そう考えると、今の日本にもそういうタイプがいないとも言えないですね。

スマホも持たず、ネットにつながっていない部屋で絶賛引きこもり中の子ども部屋オジサン/オバサンなどはこの条件にピッタリ当てはまるので、ぜひ自分を見つめ続けて何かに辿り着いてもろて。

現代に蘇る思想家たちのたわごと

ここまで来てようやくタイトルを回収できるのですが、ディープラーニングを引っ提げて登場した今の第3次AIブームによって、「それ、何の役に立つの?」と人々に思われていたレジェンド思想家たちのたわごとが価値を持ちつつあるという、なんかすごいようなそうでもないようなことが起こりつつあるんです。

例えば、有名なトロッコ問題

自動運転AIを搭載した車なり電車、航空機が走行中にコントロールを失ってしまった場合、どういうプログラムによってどういう対応をするかが問われます。

例えば、自動運転車が制御不能に陥り、歩行者がうじゃうじゃ歩いている交差点に突っ込まざるを得ない場合、誰に向かって突っ込んでいくのか?

ベビーカーを引く女性より杖をついている老人を優先して轢き殺すのか?
カップルよりアキバ系ヲタク風の男性を優先して轢き殺すのか?
年収の高そうなスーツを着た男性より浮浪者っぽい恰好をした男性を優先して轢き殺すのか?
有名タレントより一般人を優先して轢き殺すのか?
イケメンよりも不細工を優先して轢き殺すのか?

倫理的に答えのない問題なので、プログラムを書くプログラマーが功利主義かどうか、みたいなもので決まるのかもしれないですが。
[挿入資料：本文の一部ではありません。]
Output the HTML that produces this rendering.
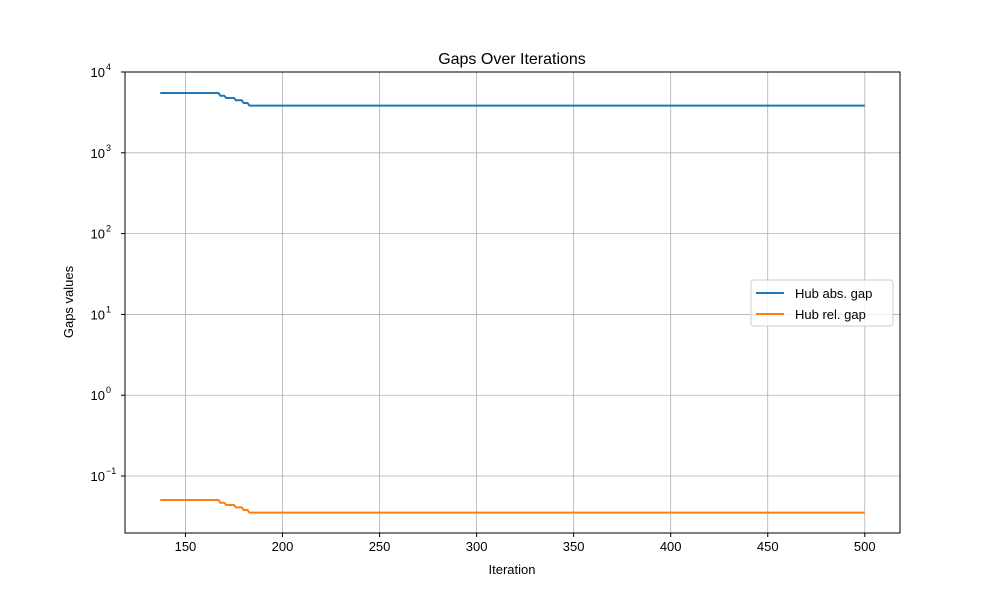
<!DOCTYPE html>
<html><head><meta charset="utf-8"><style>body{margin:0;background:#fff}svg text{font-family:"Liberation Sans","DejaVu Sans",sans-serif}</style></head>
<body>
<svg id="chart" width="1000" height="600" xmlns="http://www.w3.org/2000/svg">
<rect width="1000" height="600" fill="#fff"/>
<g id="grid"></g>
<g id="series"></g>
<rect x="125" y="72" width="775" height="461" fill="none" stroke="#000" stroke-width="1"/>
<g id="ticks"></g>
<text x="512" y="64" font-size="16" text-anchor="middle">Gaps Over Iterations</text>
<text x="512" y="574" font-size="13" text-anchor="middle">Iteration</text>
<text x="73" y="302" font-size="13" text-anchor="middle" transform="rotate(-90 73 302)">Gaps values</text>
<g>
<rect x="751" y="280" width="142" height="46" rx="3" fill="#fff" fill-opacity="0.8" stroke="#ccc"/>
<g><line x1="756" y1="293" x2="784" y2="293" stroke="#1f77b4" stroke-width="2"/><text x="795" y="298" font-size="13">Hub abs. gap</text></g>
<g><line x1="756" y1="314" x2="784" y2="314" stroke="#ff7f0e" stroke-width="2"/><text x="795" y="319" font-size="13">Hub rel. gap</text></g>
</g>
</svg>
<script>
const iterations=[137,167,168,170,171,175,176,179,180,182,183,500];
const absGap=[5500,5500,5090,5090,4770,4770,4470,4470,4140,4140,3830,3830];
const relGap=[0.0505,0.0505,0.0467,0.0467,0.0438,0.0438,0.0410,0.0410,0.0380,0.0380,0.0352,0.0352];
const xTicks=[150,200,250,300,350,400,450,500];
const yExps=[-1,0,1,2,3,4];
const NS="http://www.w3.org/2000/svg";
const X0=125,X1=900,Y0=72,Y1=533,xmin=118.85,xmax=518.15,lmin=-1.705,lmax=4;
const xs=v=>X0+(v-xmin)/(xmax-xmin)*(X1-X0);
const ys=v=>Y1-(Math.log10(v)-lmin)/(lmax-lmin)*(Y1-Y0);
function mk(t,a,p){const e=document.createElementNS(NS,t);for(const k in a)e.setAttribute(k,a[k]);p.appendChild(e);return e;}
const grid=document.getElementById('grid'),ticks=document.getElementById('ticks'),ser=document.getElementById('series');
xTicks.forEach(v=>{const x=xs(v);
const g=mk('line',{x1:x,x2:x,y1:Y0,y2:Y1,stroke:'#b0b0b0','stroke-width':0.8},grid);


mk('line',{x1:x,x2:x,y1:Y1,y2:Y1+4,stroke:'#000'},ticks);
const t=mk('text',{x:x,y:Y1+18,'font-size':13,'text-anchor':'middle'},ticks);t.textContent=v;

});
yExps.forEach(e=>{const y=ys(Math.pow(10,e));
const g=mk('line',{x1:X0,x2:X1,y1:y,y2:y,stroke:'#b0b0b0','stroke-width':0.8},grid);


mk('line',{x1:X0-4,x2:X0,y1:y,y2:y,stroke:'#000'},ticks);
const t=mk('text',{x:X0-20,y:y+5,'font-size':13,'text-anchor':'end'},ticks);t.textContent='10';


const s=mk('text',{x:X0-19,y:y-2,'font-size':9,'text-anchor':'start'},ticks);s.textContent=e<0?'\u2212'+(-e):String(e);

});
function line(vals,color,name){const p=mk('polyline',{points:iterations.map((it,i)=>xs(it)+','+ys(vals[i])).join(' '),fill:'none',stroke:color,'stroke-width':2},ser);

}
line(absGap,'#1f77b4','hub-abs-gap-line');
line(relGap,'#ff7f0e','hub-rel-gap-line');
</script>
</body></html>
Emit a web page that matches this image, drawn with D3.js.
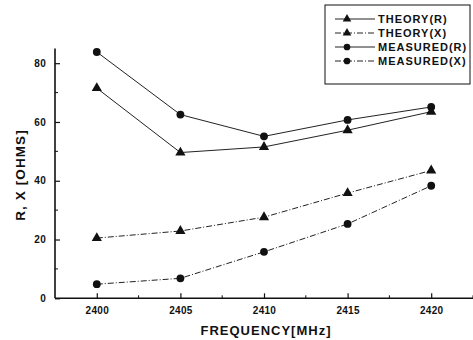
<!DOCTYPE html>
<html>
<head>
<meta charset="utf-8">
<script src="https://cdn.jsdelivr.net/npm/d3@7"></script>
<style>
  body { margin: 0; background: #fff; }
  text { font-family: "Liberation Sans", Arial, sans-serif; font-weight: bold; fill: #111; }
</style>
</head>
<body>
<div id="chart"></div>
<script>
// frequency points (MHz)
var freqs = [2400, 2405, 2410, 2415, 2420];

// series values, ohms
var theoryR   = [71.5, 49.6, 51.5, 57.2, 63.5];
var theoryX   = [20.5, 22.9, 27.6, 35.8, 43.5];
var measuredR = [83.8, 62.5, 55.1, 60.7, 65.1];
var measuredX = [4.8, 6.8, 15.8, 25.3, 38.3];

var seriesNames = ["THEORY(R)", "THEORY(X)", "MEASURED(R)", "MEASURED(X)"];
var xTicks = [2400, 2405, 2410, 2415, 2420];
var yTicks = [0, 20, 40, 60, 80];

var width = 473, height = 340;
// plot edges (note: "top" is reserved on window, so use plotTop)
var plotLeft = 55, plotBottom = 298.3, plotTop = 48.5, plotRight = 473;

var svg = d3.select("#chart").append("svg")
  .attr("width", width)
  .attr("height", height);

var x = d3.scaleLinear().domain([2397.5, 2422.5]).range([plotLeft, plotRight]);
var y = d3.scaleLinear().domain([0, 85]).range([plotBottom, plotTop]);

// series config: marker shape + dashed or not
var series = [
  { name: seriesNames[0], vals: theoryR,   sym: d3.symbolTriangle, dash: null },
  { name: seriesNames[1], vals: theoryX,   sym: d3.symbolTriangle, dash: "6,2,1,2" },
  { name: seriesNames[2], vals: measuredR, sym: d3.symbolCircle,   dash: null },
  { name: seriesNames[3], vals: measuredX, sym: d3.symbolCircle,   dash: "6,2,1,2" }
];

// axes, ticks pointing inward
var xAxis = d3.axisBottom(x).tickValues(xTicks).tickSize(-5).tickPadding(9).tickFormat(d3.format("d"));
var yAxis = d3.axisLeft(y).tickValues(yTicks).tickSize(-5).tickPadding(9);

var gx = svg.append("g").attr("transform", "translate(0," + plotBottom + ")").call(xAxis);
var gy = svg.append("g").attr("transform", "translate(" + plotLeft + ",0)").call(yAxis);

[gx, gy].forEach(function(g) {
  g.select(".domain").attr("stroke", "#111").attr("stroke-width", 1.6);
  g.selectAll(".tick line").attr("stroke", "#111").attr("stroke-width", 1.2);
  g.selectAll(".tick text")
    .style("font-size", "10px")
    .style("letter-spacing", "0.3px")
    .style("font-family", "Liberation Sans, Arial, sans-serif")
    .style("font-weight", "bold");
});
gx.select(".domain").attr("d", "M" + plotLeft + ",0H" + plotRight);
gy.select(".domain").attr("d", "M0," + plotTop + "V" + plotBottom);

// minor ticks
var xMinor = [2402.5, 2407.5, 2412.5, 2417.5, 2422.5];
var yMinor = [10, 30, 50, 70];
gx.selectAll(".minor").data(xMinor).enter().append("line")
  .attr("x1", function(d) { return x(d); }).attr("x2", function(d) { return x(d); })
  .attr("y1", 0).attr("y2", -3).attr("stroke", "#111");
gy.selectAll(".minor").data(yMinor).enter().append("line")
  .attr("y1", function(d) { return y(d); }).attr("y2", function(d) { return y(d); })
  .attr("x1", 0).attr("x2", 3).attr("stroke", "#111");

// lines and markers
var line = d3.line()
  .x(function(d, i) { return x(freqs[i]); })
  .y(function(d) { return y(d); });

series.forEach(function(s) {
  svg.append("path")
    .datum(s.vals)
    .attr("d", line)
    .attr("fill", "none")
    .attr("stroke", "#222")
    .attr("stroke-width", 1)
    .attr("stroke-dasharray", s.dash);
  svg.selectAll(null).data(s.vals).enter().append("path")
    .attr("d", d3.symbol().type(s.sym).size(s.sym === d3.symbolCircle ? 48 : 45))
    .attr("transform", function(d, i) { return "translate(" + x(freqs[i]) + "," + y(d) + ")"; })
    .attr("fill", "#111");
});

// axis titles
svg.append("text")
  .attr("x", 266).attr("y", 335)
  .attr("text-anchor", "middle")
  .style("font-size", "13px")
  .style("letter-spacing", "1px")
  .text("FREQUENCY[MHz]");
svg.append("text")
  .attr("transform", "translate(25,175) rotate(-90)")
  .attr("text-anchor", "middle")
  .style("font-size", "13.5px")
  .style("letter-spacing", "1.1px")
  .text("R, X [OHMS]");

// legend
var lg = svg.append("g");
lg.append("rect")
  .attr("x", 325).attr("y", 5).attr("width", 145).attr("height", 79)
  .attr("fill", "#fff").attr("stroke", "#111").attr("stroke-width", 1);
var ly = d3.scalePoint().domain(seriesNames).range([19, 61]);
series.forEach(function(s) {
  var yy = ly(s.name);
  lg.append("line")
    .attr("x1", 335).attr("x2", 375).attr("y1", yy).attr("y2", yy)
    .attr("stroke", "#222").attr("stroke-width", 1)
    .attr("stroke-dasharray", s.dash);
  lg.append("path")
    .attr("d", d3.symbol().type(s.sym).size(s.sym === d3.symbolCircle ? 35 : 32))
    .attr("transform", "translate(347," + yy + ")")
    .attr("fill", "#111");
  lg.append("text")
    .attr("x", 378).attr("y", yy + 4)
    .style("font-size", "11px")
    .style("letter-spacing", "1px")
    .text(s.name);
});
</script>
</body>
</html>
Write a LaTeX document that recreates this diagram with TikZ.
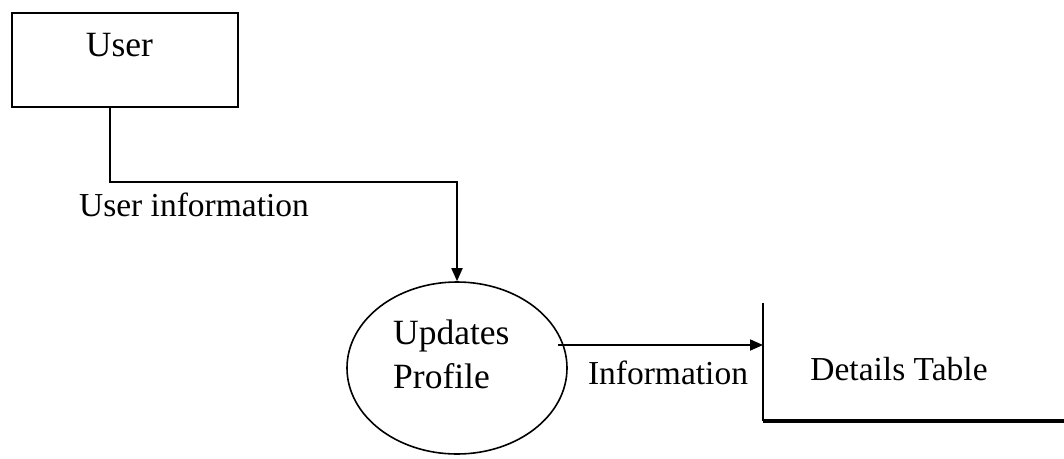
\documentclass[tikz,border=0pt]{standalone}
\usepackage{fontspec}
\setmainfont{Liberation Serif}
\usetikzlibrary{arrows.meta,shapes.geometric}
\begin{document}
\begin{tikzpicture}[x=1pt,y=-1pt,
  txt/.style={font=\fontsize{33.5}{40}\selectfont, inner sep=0pt},
  bigtxt/.style={font=\fontsize{35.5}{44}\selectfont, inner sep=0pt},
  entity/.style={draw, line width=2pt, minimum width=226pt, minimum height=94pt, inner sep=0pt},
  process/.style={draw, ellipse, line width=1.6pt, minimum width=220pt, minimum height=172pt, inner sep=0pt},
  flow/.style={line width=1.8pt, -{Triangle[length=13pt,width=11pt]}}]
  \useasboundingbox (0,0) rectangle (1064,458);

  % external entity
  \node[entity] (user) at (125,60) {};
  \node[bigtxt] (usertext) at (119.5,45) {User};

  % process bubble
  \node[process] (proc) at (457,368) {};
  \node[bigtxt, align=left, anchor=west] (proctext) at (393,354) {Updates\\Profile};

  % data store, open on top and right
  \coordinate (dstop) at (763,303);
  \coordinate (dsin) at (763,345);
  \coordinate (dscorner) at (763,421);
  \coordinate (dsend) at (1064,421);
  \draw[line width=2pt] (dstop) -- (dscorner);
  \draw[line width=4pt] (dscorner) -- (dsend);
  \node[txt] (dstext) at (899,369) {Details Table};

  % data flows
  \draw[flow] ([xshift=-15pt]user.south) -- ++(0,-74pt) -| (proc.north);
  \node[txt] (uinfo) at (194,205) {User information};

  \draw[flow] ([xshift=-10pt]proc.east |- dsin) -- (dsin);
  \node[txt] (info) at (668,373) {Information};
\end{tikzpicture}
\end{document}
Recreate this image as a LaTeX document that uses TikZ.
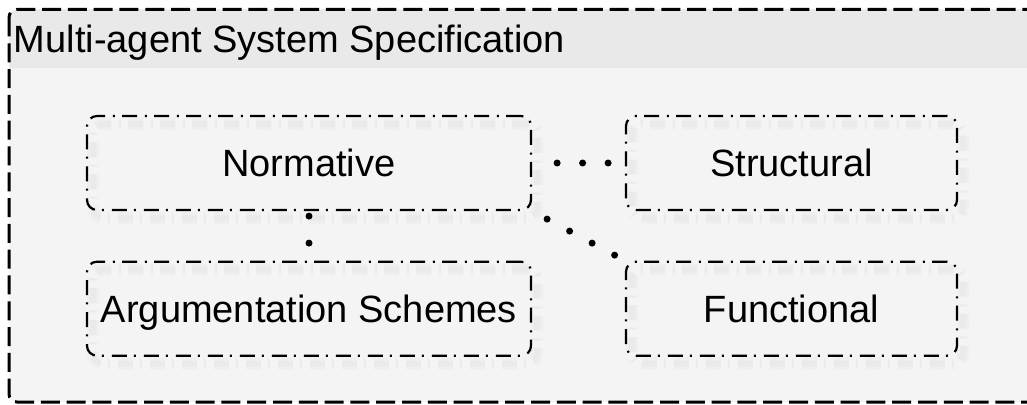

他にも、今話題のChatGPTを筆頭に、著しく進化を遂げたAIにより、チューリングテストを軽々と突破してくるテキスト対話型のAIが登場してきています

このまま時代が進めば、近い将来に合成音声でまったく人間と遜色ない返答ができる音声対話型のAIが登場し、さらにメタバース的なVR空間で生身の人間が操作するPC(プレイヤーキャラクター)に混ざって存在するNPC(ノンプレイヤーキャラクター)にこの技術が導入されると、もう人間には相手がPCなのかNPCなのかの区別はできない世界がきます。

これってもう哲学的ゾンビの世界ですよね?

あとはちょっと強引ですが、シンギュラリティがおいでなすって、医療技術が超革命を起こしたとして、精神を電子データ化してWeb上で半永久的に生きることができるようになったら、死とは何か?についてみんな考えるようになるだろうし、

3D臓器プリンターで作った臓器をひとつづつ入れ替えて行って、脳まで取り替えたらそれは元の個体とは別個体なのか?とか、

恋人が亡くなったので、生前の恋人の行動・仕草を完全模倣するアンドロイドを提供するサービスに登録し、数年後に本人が亡くなった後、未亡人アンドロイドが同サービスで(元生身の人間の)恋人を模倣するアンドロイドを購入して2体のアンドロイドが日常生活を送り続ける世界観、そこに愛は存在するのか?みたいな

レジェンド思想家たちが考えていたことはムダではなかったということですね。